** Begin **

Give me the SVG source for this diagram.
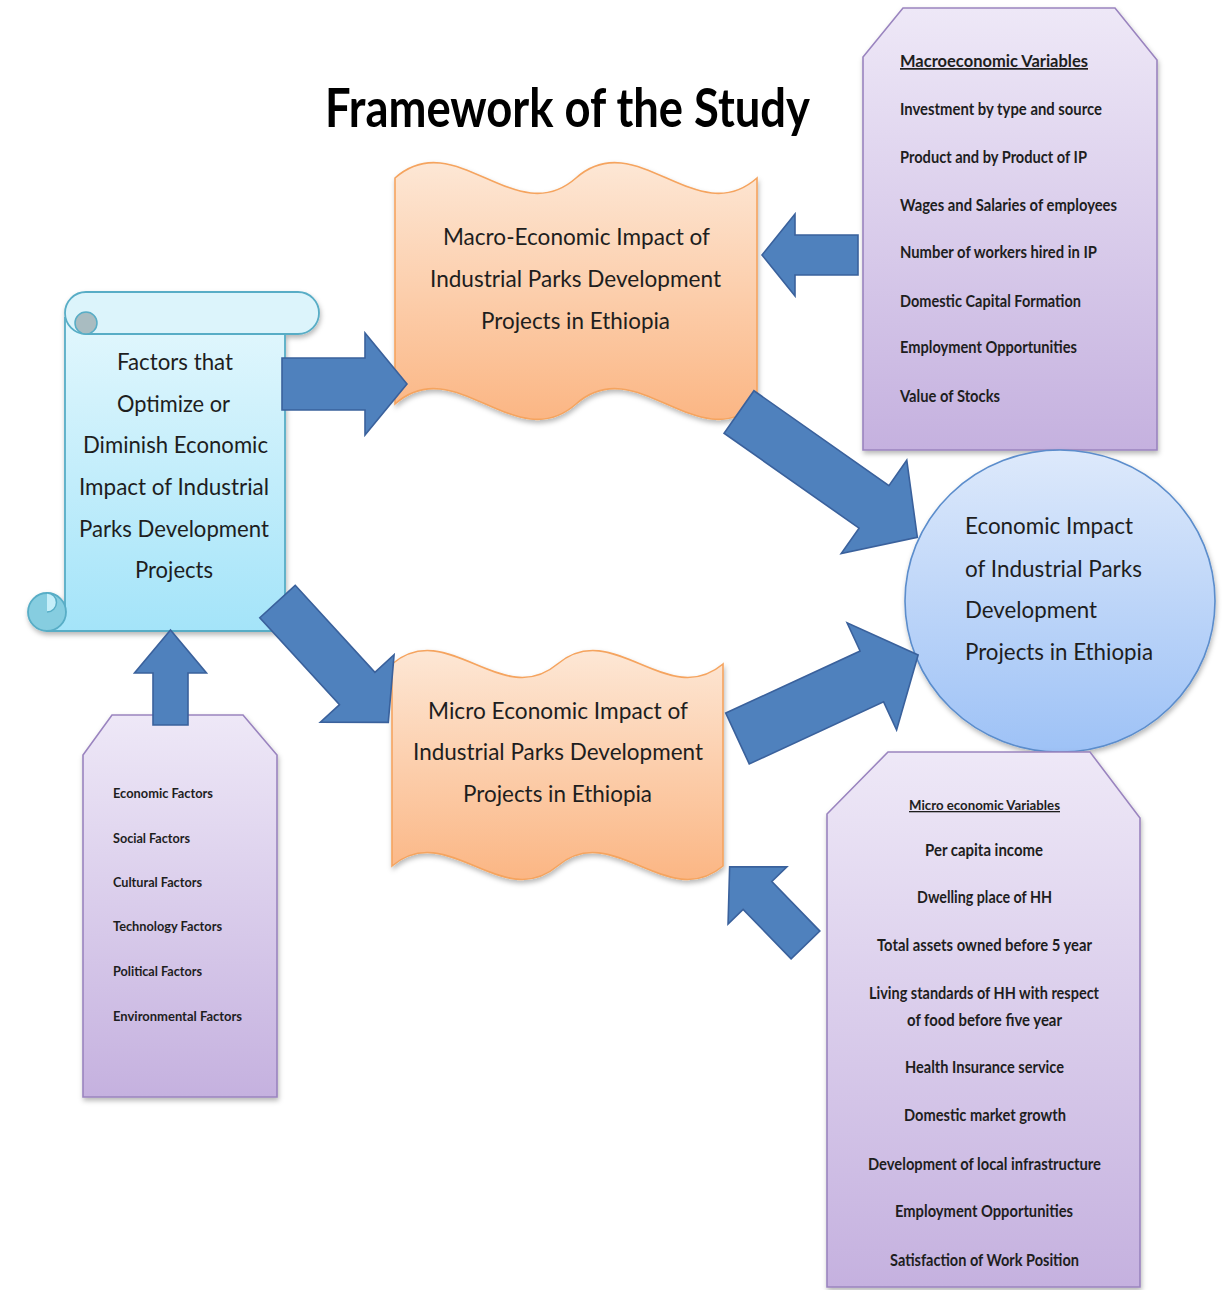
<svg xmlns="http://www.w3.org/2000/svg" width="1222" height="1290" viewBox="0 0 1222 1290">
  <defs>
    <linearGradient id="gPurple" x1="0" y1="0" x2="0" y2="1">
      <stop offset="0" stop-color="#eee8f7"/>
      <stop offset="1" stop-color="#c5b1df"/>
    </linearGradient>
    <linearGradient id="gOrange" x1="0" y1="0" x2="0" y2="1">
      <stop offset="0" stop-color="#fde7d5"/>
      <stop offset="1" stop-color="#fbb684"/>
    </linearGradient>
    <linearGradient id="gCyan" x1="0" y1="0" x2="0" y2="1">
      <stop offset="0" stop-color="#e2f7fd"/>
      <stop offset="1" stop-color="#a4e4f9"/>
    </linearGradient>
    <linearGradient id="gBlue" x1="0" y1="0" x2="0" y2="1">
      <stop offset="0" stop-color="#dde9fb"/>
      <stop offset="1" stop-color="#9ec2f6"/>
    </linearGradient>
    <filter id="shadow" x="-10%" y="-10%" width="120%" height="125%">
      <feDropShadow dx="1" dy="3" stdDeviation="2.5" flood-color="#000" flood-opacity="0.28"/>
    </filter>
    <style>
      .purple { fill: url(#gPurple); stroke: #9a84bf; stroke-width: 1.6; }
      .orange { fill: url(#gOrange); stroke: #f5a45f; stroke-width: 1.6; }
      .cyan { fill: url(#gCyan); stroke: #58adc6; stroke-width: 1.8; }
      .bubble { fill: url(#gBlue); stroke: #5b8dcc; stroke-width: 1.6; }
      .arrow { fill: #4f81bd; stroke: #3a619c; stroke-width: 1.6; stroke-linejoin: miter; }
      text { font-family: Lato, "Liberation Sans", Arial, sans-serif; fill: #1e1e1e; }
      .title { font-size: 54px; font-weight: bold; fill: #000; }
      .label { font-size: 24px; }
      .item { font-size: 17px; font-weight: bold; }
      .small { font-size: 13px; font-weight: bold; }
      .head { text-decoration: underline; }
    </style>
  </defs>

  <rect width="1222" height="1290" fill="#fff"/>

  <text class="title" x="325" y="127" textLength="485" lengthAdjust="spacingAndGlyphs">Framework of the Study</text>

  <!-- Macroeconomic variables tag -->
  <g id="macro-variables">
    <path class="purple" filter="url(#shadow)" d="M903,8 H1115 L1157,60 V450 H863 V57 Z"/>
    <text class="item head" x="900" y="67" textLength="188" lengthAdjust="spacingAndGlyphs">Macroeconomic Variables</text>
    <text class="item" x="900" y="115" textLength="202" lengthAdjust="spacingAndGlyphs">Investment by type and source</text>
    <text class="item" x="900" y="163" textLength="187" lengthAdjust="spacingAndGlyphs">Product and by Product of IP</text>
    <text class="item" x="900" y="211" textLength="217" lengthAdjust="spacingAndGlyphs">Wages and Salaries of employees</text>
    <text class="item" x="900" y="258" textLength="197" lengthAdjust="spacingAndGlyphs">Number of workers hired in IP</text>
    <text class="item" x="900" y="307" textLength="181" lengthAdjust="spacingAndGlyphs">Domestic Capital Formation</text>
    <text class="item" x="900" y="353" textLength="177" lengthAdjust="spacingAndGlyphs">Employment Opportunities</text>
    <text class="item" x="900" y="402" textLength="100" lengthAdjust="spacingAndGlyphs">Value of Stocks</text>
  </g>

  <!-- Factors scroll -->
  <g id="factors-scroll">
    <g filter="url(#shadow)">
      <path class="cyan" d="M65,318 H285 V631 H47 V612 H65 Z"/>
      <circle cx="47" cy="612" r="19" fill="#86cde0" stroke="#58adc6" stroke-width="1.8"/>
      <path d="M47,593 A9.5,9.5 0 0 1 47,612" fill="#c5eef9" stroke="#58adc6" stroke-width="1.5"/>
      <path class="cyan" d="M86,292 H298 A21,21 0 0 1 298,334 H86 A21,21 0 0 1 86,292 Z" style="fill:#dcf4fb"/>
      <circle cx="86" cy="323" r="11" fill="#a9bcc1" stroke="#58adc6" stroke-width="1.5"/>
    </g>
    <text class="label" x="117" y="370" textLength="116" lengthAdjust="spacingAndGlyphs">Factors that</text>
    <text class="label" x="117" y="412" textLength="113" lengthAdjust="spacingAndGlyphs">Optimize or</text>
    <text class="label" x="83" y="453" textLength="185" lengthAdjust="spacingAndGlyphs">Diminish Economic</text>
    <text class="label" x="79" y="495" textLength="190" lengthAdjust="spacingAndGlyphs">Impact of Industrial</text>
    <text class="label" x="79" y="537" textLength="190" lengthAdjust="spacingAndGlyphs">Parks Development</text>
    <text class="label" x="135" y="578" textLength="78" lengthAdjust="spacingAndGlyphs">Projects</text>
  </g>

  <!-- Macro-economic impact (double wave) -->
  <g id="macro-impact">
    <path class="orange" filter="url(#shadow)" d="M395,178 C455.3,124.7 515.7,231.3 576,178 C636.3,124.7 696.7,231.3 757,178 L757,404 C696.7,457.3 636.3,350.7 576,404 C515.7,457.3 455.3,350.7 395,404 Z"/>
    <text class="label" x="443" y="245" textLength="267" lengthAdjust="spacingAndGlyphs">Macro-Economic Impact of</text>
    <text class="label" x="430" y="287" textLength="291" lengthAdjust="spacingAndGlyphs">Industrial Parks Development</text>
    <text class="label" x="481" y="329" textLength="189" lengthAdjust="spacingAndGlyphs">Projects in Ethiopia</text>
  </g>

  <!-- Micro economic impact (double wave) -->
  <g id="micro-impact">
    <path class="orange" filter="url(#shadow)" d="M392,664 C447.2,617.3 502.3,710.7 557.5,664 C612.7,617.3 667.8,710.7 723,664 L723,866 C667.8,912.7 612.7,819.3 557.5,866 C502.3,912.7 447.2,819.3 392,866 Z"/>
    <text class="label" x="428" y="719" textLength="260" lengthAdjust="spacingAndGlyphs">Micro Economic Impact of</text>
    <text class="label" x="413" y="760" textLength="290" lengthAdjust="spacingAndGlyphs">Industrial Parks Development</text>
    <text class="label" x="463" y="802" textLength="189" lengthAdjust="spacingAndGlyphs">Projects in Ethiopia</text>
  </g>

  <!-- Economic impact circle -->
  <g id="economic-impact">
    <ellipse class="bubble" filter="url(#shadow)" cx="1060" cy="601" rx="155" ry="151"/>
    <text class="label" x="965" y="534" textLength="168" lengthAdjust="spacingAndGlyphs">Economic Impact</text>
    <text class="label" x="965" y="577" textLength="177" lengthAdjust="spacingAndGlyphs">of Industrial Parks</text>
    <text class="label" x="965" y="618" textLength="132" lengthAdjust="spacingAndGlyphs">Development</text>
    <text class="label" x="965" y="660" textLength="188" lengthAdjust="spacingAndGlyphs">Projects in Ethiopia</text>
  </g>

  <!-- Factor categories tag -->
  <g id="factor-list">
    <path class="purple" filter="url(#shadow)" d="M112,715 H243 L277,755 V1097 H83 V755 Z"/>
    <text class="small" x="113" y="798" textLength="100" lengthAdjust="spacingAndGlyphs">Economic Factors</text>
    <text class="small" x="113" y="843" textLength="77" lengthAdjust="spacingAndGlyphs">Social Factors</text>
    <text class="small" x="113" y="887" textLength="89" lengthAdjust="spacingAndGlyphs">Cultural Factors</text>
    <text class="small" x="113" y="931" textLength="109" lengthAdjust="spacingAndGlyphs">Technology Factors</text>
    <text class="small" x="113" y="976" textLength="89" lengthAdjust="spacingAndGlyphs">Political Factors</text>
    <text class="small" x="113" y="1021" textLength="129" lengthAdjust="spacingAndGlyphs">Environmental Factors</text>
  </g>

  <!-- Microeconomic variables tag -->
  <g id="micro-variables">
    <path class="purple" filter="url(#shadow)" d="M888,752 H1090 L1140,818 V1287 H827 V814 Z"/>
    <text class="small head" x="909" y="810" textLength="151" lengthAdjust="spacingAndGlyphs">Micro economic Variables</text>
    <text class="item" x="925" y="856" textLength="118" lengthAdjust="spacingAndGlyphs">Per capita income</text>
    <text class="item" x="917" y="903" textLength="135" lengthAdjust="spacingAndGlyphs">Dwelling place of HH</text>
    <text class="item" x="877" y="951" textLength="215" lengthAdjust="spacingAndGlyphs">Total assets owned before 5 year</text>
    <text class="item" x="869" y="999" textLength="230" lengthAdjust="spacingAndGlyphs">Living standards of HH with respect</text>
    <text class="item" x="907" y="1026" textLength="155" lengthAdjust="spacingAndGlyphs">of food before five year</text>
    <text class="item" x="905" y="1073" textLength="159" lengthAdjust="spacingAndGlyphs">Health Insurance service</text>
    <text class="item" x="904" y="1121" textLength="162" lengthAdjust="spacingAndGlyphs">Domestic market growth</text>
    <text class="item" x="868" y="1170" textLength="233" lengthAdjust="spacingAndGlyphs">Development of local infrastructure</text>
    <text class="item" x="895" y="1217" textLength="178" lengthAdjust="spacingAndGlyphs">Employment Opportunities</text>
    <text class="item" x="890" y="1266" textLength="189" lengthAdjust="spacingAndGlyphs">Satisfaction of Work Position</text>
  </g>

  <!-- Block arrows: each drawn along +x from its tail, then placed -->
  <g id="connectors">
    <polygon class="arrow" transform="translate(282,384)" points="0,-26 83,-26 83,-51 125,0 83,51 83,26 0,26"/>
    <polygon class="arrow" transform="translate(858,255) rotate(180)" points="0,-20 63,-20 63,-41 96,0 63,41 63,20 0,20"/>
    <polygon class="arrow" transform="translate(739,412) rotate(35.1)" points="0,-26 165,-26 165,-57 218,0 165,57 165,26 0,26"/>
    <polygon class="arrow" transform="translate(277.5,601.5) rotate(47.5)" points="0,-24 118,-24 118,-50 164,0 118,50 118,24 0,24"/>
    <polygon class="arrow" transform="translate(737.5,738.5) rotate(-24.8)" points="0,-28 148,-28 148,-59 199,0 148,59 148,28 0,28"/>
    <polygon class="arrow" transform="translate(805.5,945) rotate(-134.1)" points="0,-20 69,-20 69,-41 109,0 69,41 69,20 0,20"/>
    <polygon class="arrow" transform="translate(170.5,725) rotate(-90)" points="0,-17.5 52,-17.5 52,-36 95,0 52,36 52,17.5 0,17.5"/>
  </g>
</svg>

** End **

Written problem =>
The lines from the start of the data through the line that contains "of the Study</text>" are to be returned exactly, please, with both ends included and every picture left out.

Result =>
Give me the SVG source for this diagram.
<svg xmlns="http://www.w3.org/2000/svg" width="1222" height="1290" viewBox="0 0 1222 1290">
  <defs>
    <linearGradient id="gPurple" x1="0" y1="0" x2="0" y2="1">
      <stop offset="0" stop-color="#eee8f7"/>
      <stop offset="1" stop-color="#c5b1df"/>
    </linearGradient>
    <linearGradient id="gOrange" x1="0" y1="0" x2="0" y2="1">
      <stop offset="0" stop-color="#fde7d5"/>
      <stop offset="1" stop-color="#fbb684"/>
    </linearGradient>
    <linearGradient id="gCyan" x1="0" y1="0" x2="0" y2="1">
      <stop offset="0" stop-color="#e2f7fd"/>
      <stop offset="1" stop-color="#a4e4f9"/>
    </linearGradient>
    <linearGradient id="gBlue" x1="0" y1="0" x2="0" y2="1">
      <stop offset="0" stop-color="#dde9fb"/>
      <stop offset="1" stop-color="#9ec2f6"/>
    </linearGradient>
    <filter id="shadow" x="-10%" y="-10%" width="120%" height="125%">
      <feDropShadow dx="1" dy="3" stdDeviation="2.5" flood-color="#000" flood-opacity="0.28"/>
    </filter>
    <style>
      .purple { fill: url(#gPurple); stroke: #9a84bf; stroke-width: 1.6; }
      .orange { fill: url(#gOrange); stroke: #f5a45f; stroke-width: 1.6; }
      .cyan { fill: url(#gCyan); stroke: #58adc6; stroke-width: 1.8; }
      .bubble { fill: url(#gBlue); stroke: #5b8dcc; stroke-width: 1.6; }
      .arrow { fill: #4f81bd; stroke: #3a619c; stroke-width: 1.6; stroke-linejoin: miter; }
      text { font-family: Lato, "Liberation Sans", Arial, sans-serif; fill: #1e1e1e; }
      .title { font-size: 54px; font-weight: bold; fill: #000; }
      .label { font-size: 24px; }
      .item { font-size: 17px; font-weight: bold; }
      .small { font-size: 13px; font-weight: bold; }
      .head { text-decoration: underline; }
    </style>
  </defs>

  <rect width="1222" height="1290" fill="#fff"/>

  <text class="title" x="325" y="127" textLength="485" lengthAdjust="spacingAndGlyphs">Framework of the Study</text>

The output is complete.